Cuando nos levantamos el día 21 por la mañana ya habíamos visto las cosas más importantes que nos habían llevado a Grecia: el partenón y el ágora o Micenas. Pero ese día nos guardaba una agradable sorpresa.
Preparando el viaje nos apeteció acercarnos a Mistras, donde hay un poblado bizantino que parecía tener encanto. Allí cogimos el hotel y luego, afinando un poco más el planing, investigamos qué cosas podíamos visitar más o menos cerca. Entonces descubrimos que a unos 100 kilómetros había una población costera que apuntaba muchas maneras.
Como Mistras no dejaba de ser ver ruínas y llevabábamos ya unos cuantos viendo cosas pensamos que sería más inteligente dejar las maletas en el hotel y, en vez de visitar Mistras, marcharnos a lo que prometía ser mucho más descansado. Pero estábamos equivocados.
Llegar a Momenvasía fue algo cansado. Las horas de coche, el calor, y el ritmo que habíamos llevado empezaba a hacer mella. Y en el coche transpirábamos, a parte de sudor, ganas de llegar. Pero cuando llegamos se nos escapó un gesto de sorpresa. Era una de las cosas más bonitas que había visto en mi vida…
Aunque tenéis la foto, os lo cuento o reviento.
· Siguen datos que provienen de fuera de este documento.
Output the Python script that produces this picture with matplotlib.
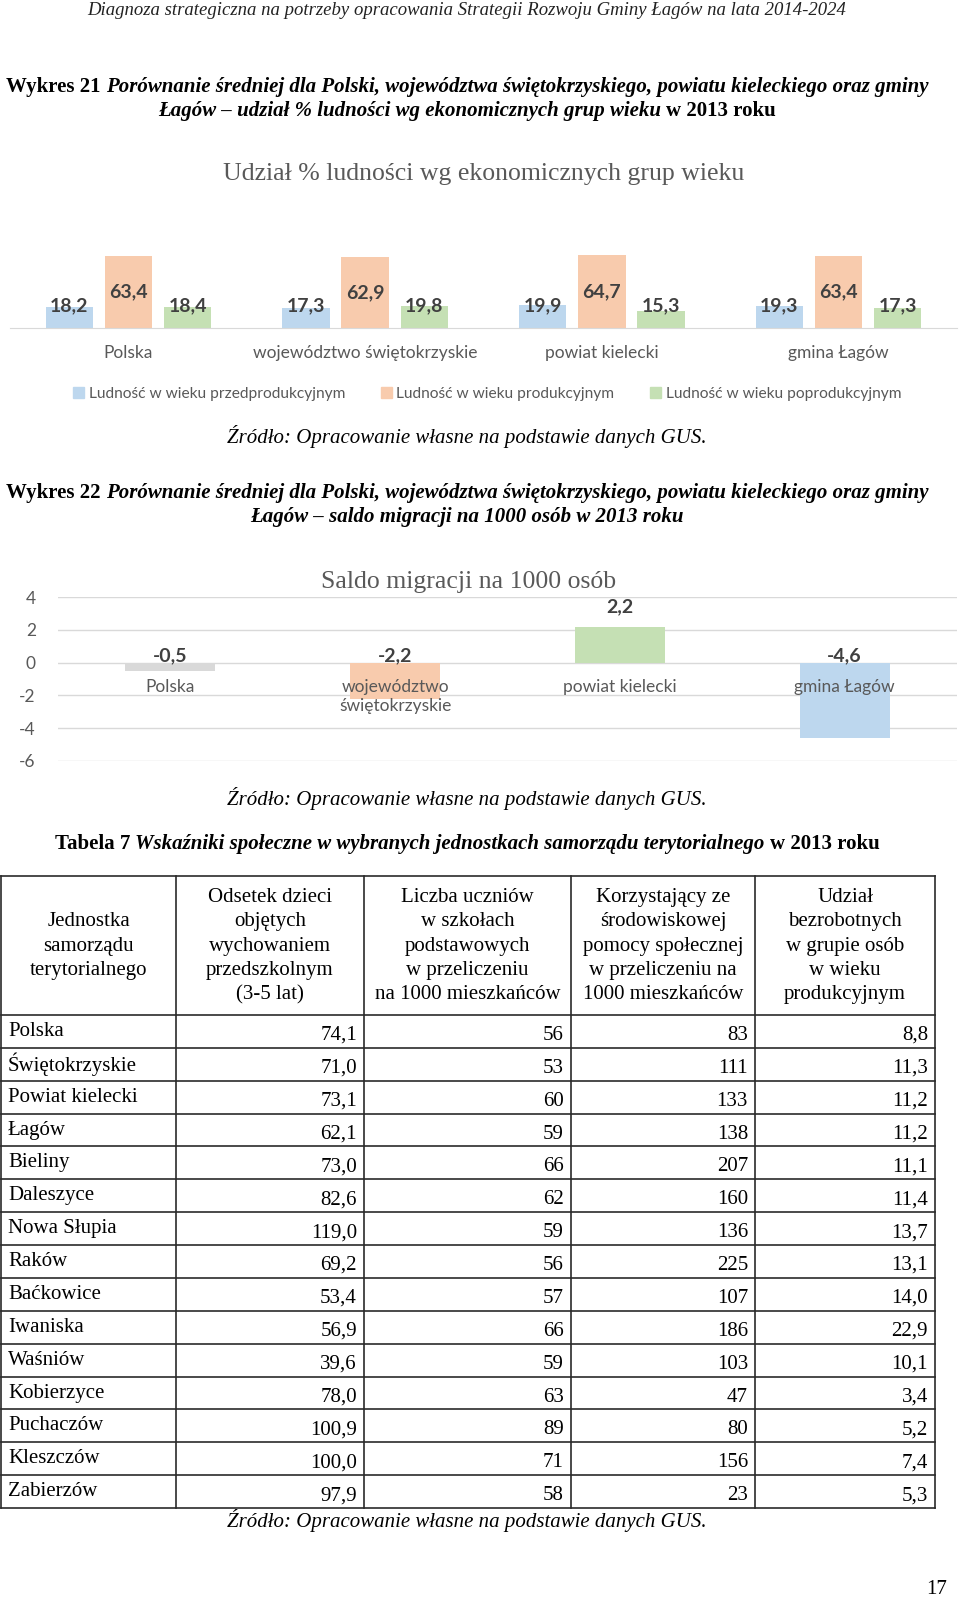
import numpy as np
import matplotlib
matplotlib.use("Agg")
import matplotlib.pyplot as plt
from matplotlib.patches import Patch

plt.rcParams["axes.unicode_minus"] = False

W, H = 960, 1599
SERIF = "Liberation Serif"
SANS = ["Lato", "DejaVu Sans"]

# Wykres 21 - udzial % ludnosci wg ekonomicznych grup wieku
jednostki = ["Polska", "województwo świętokrzyskie", "powiat kielecki", "gmina Łagów"]
przedprod = [18.2, 17.3, 19.9, 19.3]
prod = [63.4, 62.9, 64.7, 63.4]
poprod = [18.4, 19.8, 15.3, 17.3]
grupy = ["Ludność w wieku przedprodukcyjnym", "Ludność w wieku produkcyjnym",
         "Ludność w wieku poprodukcyjnym"]

# Wykres 22 - saldo migracji
jednostki2 = ["Polska", "województwo\nświętokrzyskie", "powiat kielecki", "gmina Łagów"]
saldo = [-0.5, -2.2, 2.2, -4.6]
ticks2 = [4, 2, 0, -2, -4, -6]

# Tabela 7
naglowki = [
    ["Jednostka", "samorządu", "terytorialnego"],
    ["Odsetek dzieci", "objętych", "wychowaniem", "przedszkolnym", "(3-5 lat)"],
    ["Liczba uczniów", "w szkołach", "podstawowych", "w przeliczeniu", "na 1000 mieszkańców"],
    ["Korzystający ze", "środowiskowej", "pomocy społecznej", "w przeliczeniu na", "1000 mieszkańców"],
    ["Udział", "bezrobotnych", "w grupie osób", "w wieku", "produkcyjnym"],
]
wiersze = ["Polska", "Świętokrzyskie", "Powiat kielecki", "Łagów", "Bieliny", "Daleszyce",
           "Nowa Słupia", "Raków", "Baćkowice", "Iwaniska", "Waśniów", "Kobierzyce",
           "Puchaczów", "Kleszczów", "Zabierzów"]
odsetek = [74.1, 71.0, 73.1, 62.1, 73.0, 82.6, 119.0, 69.2, 53.4, 56.9, 39.6, 78.0, 100.9, 100.0, 97.9]
uczniowie = [56, 53, 60, 59, 66, 62, 59, 56, 57, 66, 59, 63, 89, 71, 58]
pomoc = [83, 111, 133, 138, 207, 160, 136, 225, 107, 186, 103, 47, 80, 156, 23]
bezrob = [8.8, 11.3, 11.2, 11.2, 11.1, 11.4, 13.7, 13.1, 14.0, 22.9, 10.1, 3.4, 5.2, 7.4, 5.3]

zrodlo = "Źródło: Opracowanie własne na podstawie danych GUS."


def pl(v, d=1):
    return f"{v:.{d}f}".replace(".", ",")


fig = plt.figure(figsize=(W / 100, H / 100), dpi=100)
fig.patch.set_facecolor("white")

# strona w pikselach
page = fig.add_axes([0, 0, 1, 1])
page.set_xlim(0, W)
page.set_ylim(H, 0)
page.axis("off")


def px_axes(x0, y0, x1, y1):
    return fig.add_axes([x0 / W, 1 - y1 / H, (x1 - x0) / W, (y1 - y0) / H])


def rich(y, parts, size=15, cx=467):
    r = fig.canvas.get_renderer()
    txts = []
    for s, w, st in parts:
        txts.append(page.text(0, y, s, fontsize=size, fontweight=w, fontstyle=st,
                              fontfamily=SERIF, va="baseline", color="black"))
    gap = size * 100 / 72 * 0.25
    widths = [t.get_window_extent(r).width for t in txts]
    xx = cx - (sum(widths) + gap * (len(txts) - 1)) / 2
    for t, wd in zip(txts, widths):
        t.set_x(xx)
        xx += wd + gap


# naglowek strony
page.text(467, 15, "Diagnoza strategiczna na potrzeby opracowania Strategii Rozwoju Gminy Łagów na lata 2014-2024",
          fontsize=13.5, fontstyle="italic", fontfamily=SERIF, ha="center", va="baseline", color="#222222")

rich(92, [("Wykres 21", "bold", "normal"),
          ("Porównanie średniej dla Polski, województwa świętokrzyskiego, powiatu kieleckiego oraz gminy", "bold", "italic")])
rich(116, [("Łagów – udział % ludności wg ekonomicznych grup wieku", "bold", "italic"),
           ("w 2013 roku", "bold", "normal")])

# ---- wykres 21
page.text(484, 174, "Udział % ludności wg ekonomicznych grup wieku", fontsize=18.5, fontfamily=SERIF,
          ha="center", va="center", color="#595959")

ax1 = px_axes(10, 248, 957, 328)
x = np.arange(len(jednostki))
kolory = ["#bdd7ee", "#f8cbad", "#c5e0b4"]
for k, (vals, c, lab) in enumerate(zip([przedprod, prod, poprod], kolory, grupy)):
    pos = x + (k - 1) * 0.25
    ax1.bar(pos, vals, width=0.2, color=c, label=lab)
    for p, v in zip(pos, vals):
        ax1.text(p, max(v / 2, 19.4), pl(v), ha="center", va="center", fontsize=14,
                 fontweight="bold", color="#404040", family=SANS)
ax1.set_xlim(-0.5, 3.5)
ax1.set_ylim(0, 80 / 1.135)
for s in ["top", "left", "right"]:
    ax1.spines[s].set_visible(False)
ax1.spines["bottom"].set_color("#d9d9d9")
ax1.set_yticks([])
ax1.set_xticks(x, jednostki)
ax1.tick_params(axis="x", length=0, pad=12, labelsize=12.5, labelcolor="#595959")
for t in ax1.get_xticklabels():
    t.set_family(SANS)
ax1.patch.set_alpha(0)

leg = fig.legend(handles=[Patch(color=c, label=g) for c, g in zip(kolory, grupy)],
                 loc="center", bbox_to_anchor=(487 / W, 1 - 394 / H), ncol=3, frameon=False,
                 handlelength=0.7, handleheight=0.7, handletextpad=0.3, columnspacing=2.3,
                 prop={"family": SANS, "size": 11.2}, labelcolor="#595959")

page.text(467, 437, zrodlo, fontsize=15, fontstyle="italic", fontfamily=SERIF,
          ha="center", va="center")

rich(498, [("Wykres 22", "bold", "normal"),
           ("Porównanie średniej dla Polski, województwa świętokrzyskiego, powiatu kieleckiego oraz gminy", "bold", "italic")])
rich(522, [("Łagów – saldo migracji na 1000 osób w 2013 roku", "bold", "italic")])

# ---- wykres 22
page.text(469, 582, "Saldo migracji na 1000 osób", fontsize=18.5, fontfamily=SERIF,
          ha="center", va="center", color="#595959")

ax2 = px_axes(58, 597, 957, 761)
kol2 = ["#d9d9d9", "#f8cbad", "#c5e0b4", "#bdd7ee"]
ax2.bar(x, saldo, width=0.4, color=kol2, zorder=2)
ax2.set_xlim(-0.5, 3.5)
ax2.set_ylim(-6, 4)
ax2.set_yticks(ticks2)
ax2.set_xticks([])
ax2.yaxis.grid(True, color="#d9d9d9", lw=1)
ax2.set_axisbelow(True)
for s in ax2.spines.values():
    s.set_visible(False)
ax2.tick_params(axis="y", length=0, pad=16, labelsize=12.5, labelcolor="#595959")
for t in ax2.get_yticklabels():
    t.set_family(SANS)
ax2.patch.set_alpha(0)
for i, (nm, v) in enumerate(zip(jednostki2, saldo)):
    ax2.text(i, -1.0, nm, ha="center", va="top", fontsize=12.5, color="#595959",
             family=SANS, linespacing=1.25, zorder=3)
    if v >= 0:
        ax2.annotate(pl(v), (i, v), xytext=(0, 8), textcoords="offset points", ha="center",
                     va="bottom", fontsize=14, fontweight="bold", color="#404040", family=SANS)
    else:
        ax2.annotate(pl(v), (i, 0), xytext=(0, -1), textcoords="offset points", ha="center",
                     va="bottom", fontsize=14, fontweight="bold", color="#404040", family=SANS)

page.text(467, 799, zrodlo, fontsize=15, fontstyle="italic", fontfamily=SERIF,
          ha="center", va="center")

# ---- tabela 7
rich(849, [("Tabela 7", "bold", "normal"),
           ("Wskaźniki społeczne w wybranych jednostkach samorządu terytorialnego", "bold", "italic"),
           ("w 2013 roku", "bold", "normal")])

cols = [1, 176, 364, 571, 755, 935]
top, hdr_bot, rh = 876, 1015, 32.87
bottom = hdr_bot + rh * len(wiersze)
lc = "#2a2a2a"
for xc in cols:
    page.plot([xc, xc], [top, bottom], color=lc, lw=1.2)
for yy in [top, hdr_bot] + [hdr_bot + rh * (i + 1) for i in range(len(wiersze))]:
    page.plot([cols[0], cols[-1]], [yy, yy], color=lc, lw=1.2)

for c, lines in enumerate(naglowki):
    cx = (cols[c] + cols[c + 1]) / 2
    n = len(lines)
    for j, ln in enumerate(lines):
        page.text(cx, 946 + (j - (n - 1) / 2) * 24.3, ln, fontsize=15, fontfamily=SERIF,
                  ha="center", va="center")

for i, nm in enumerate(wiersze):
    yc = hdr_bot + rh * (i + 0.5)
    page.text(8, yc, nm, fontsize=15, fontfamily=SERIF, ha="left", va="center")
    vals = [pl(odsetek[i]), str(uczniowie[i]), str(pomoc[i]), pl(bezrob[i])]
    for c, s in enumerate(vals):
        page.text(cols[c + 2] - 7, yc + 4, s, fontsize=15, fontfamily=SERIF, ha="right", va="center")

page.text(467, 1521, zrodlo, fontsize=15, fontstyle="italic", fontfamily=SERIF,
          ha="center", va="center")
page.text(937, 1590, "17", fontsize=15, fontfamily=SERIF, ha="center", va="center")

fig.savefig("out.png", dpi=100, facecolor="white")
Imaginaos un pueblo de mar. Ya de por si, los pueblos costeros mediterráneos que se han respetado a si mismos tienen un encanto. Pero Momenvasía es diferente. En un punto de la costa hay un estrecho istmo, o sea, un pequeño hilo de tierra que une una península a la tierra. No creo que tuviera más de 20 metros de ancho (y creo que exagero). Y la península es como coger el peñón de Gibraltar y separarlo de la costa. Increíble.
Comimos a los pies de la montaña peninsular rodeados de gente que hablaba en griego (creo que ya os he hecho saber que eso me encanta). Y, al acabar, subimos una carretera que llevaba hasta una fortificación. Sí, otra vez. Allí han reconstruído un poblado que existía en la edad media. No tengo ninguna duda que se hizo con vocación de atraer turismo. Eso suele ser sinómino de engendro. Pero os prometo que no es el caso. En mi opinión, no sé si han conseguido mantener el espíritu de la ciudad medieval porque nunca viví en aquella época, pero sí que lo parece.
En una de las paredes de la montaña subía uno de esos caminos de película, que zigzaguean hasta llegar arriba, donde encuentras la ciudadela militar. Desde arriba la vista era espectacular. Algunos de los cortes daban mucha impresión. Además, corría un aire que daba la impresión que podía tirarte abajo. Casi te acercabas gateando. Si algún día hago una película ambientada en la edad media…
Esa noche cenamos en Mistras, a los pies de la antigua ciudad. Son 4 calles y todos turistas pero sin masificaciones. Un simple compás de espera para, al día siguiente, atacar la subida a Mistras, que también está encaramada en una montaña.
Al día siguiente nos levantamos temprano. Hacía tanto calor como siempre y, como Mistras es grande, prometía ser tan duro como bonito. La visita, de unas 4 horas, mereció mucho la pena porque te daba una idea de cómo se distruía un poblado en aquella época.
Para empezar, sorprendía la cantidad de templos bizantinos que tenían. Llama la atención que, disponiendo de tan poco espacio, “malgastaran” tanto en la fe, lo que demuestra lo importante que era para ellos. Además estaban los monasterios (creo que 5) que estaban en los límites de la ciudad tocando a las murallas. Imagino que los otomanos debían estar encantados con esto: los más fáciles de matar eran los siervos de la fe.
En la parte superior, como siempre, estaba la ciudadela. Los militares eran listos: siempre cogían los puntos con mejores vistas de la ciudad y, además, los más seguros. Con la excusa de que era el mejor lugar para tomar decisiones de estrategia militar, se quedaban con el mejor terreno. A ver si aprendo…
Por la tarde nos dimos cuenta de algo: habíamos acabado la parte del viaje histórico. Para celebrarlo (o para lamentarnos, aún no lo sé) fuímos a cenar a Esparta. Fue una bonita metáfora: es una ciudad de una enorme trascendencia histórica como todo lo que habíamos visto pero en el que no quedaba ningún resto, como todo aquello que nos quedaba por disfrutar.
Por supuesto, también allí había un Goody’s y, después de tomar un café frapé, cenamos allí creo que pasta. Estábamos a algo menos de 300 kilómetros de Atenas y a las 10 debíamos estar en el aeropuerto para tomar un avión, así que debíamos levantarnos muy temprano. Eso hizo que nos fuéramos a dormir muy temprano. Sólo quedaban unas horas para visitar una isla preciosa: Santorini.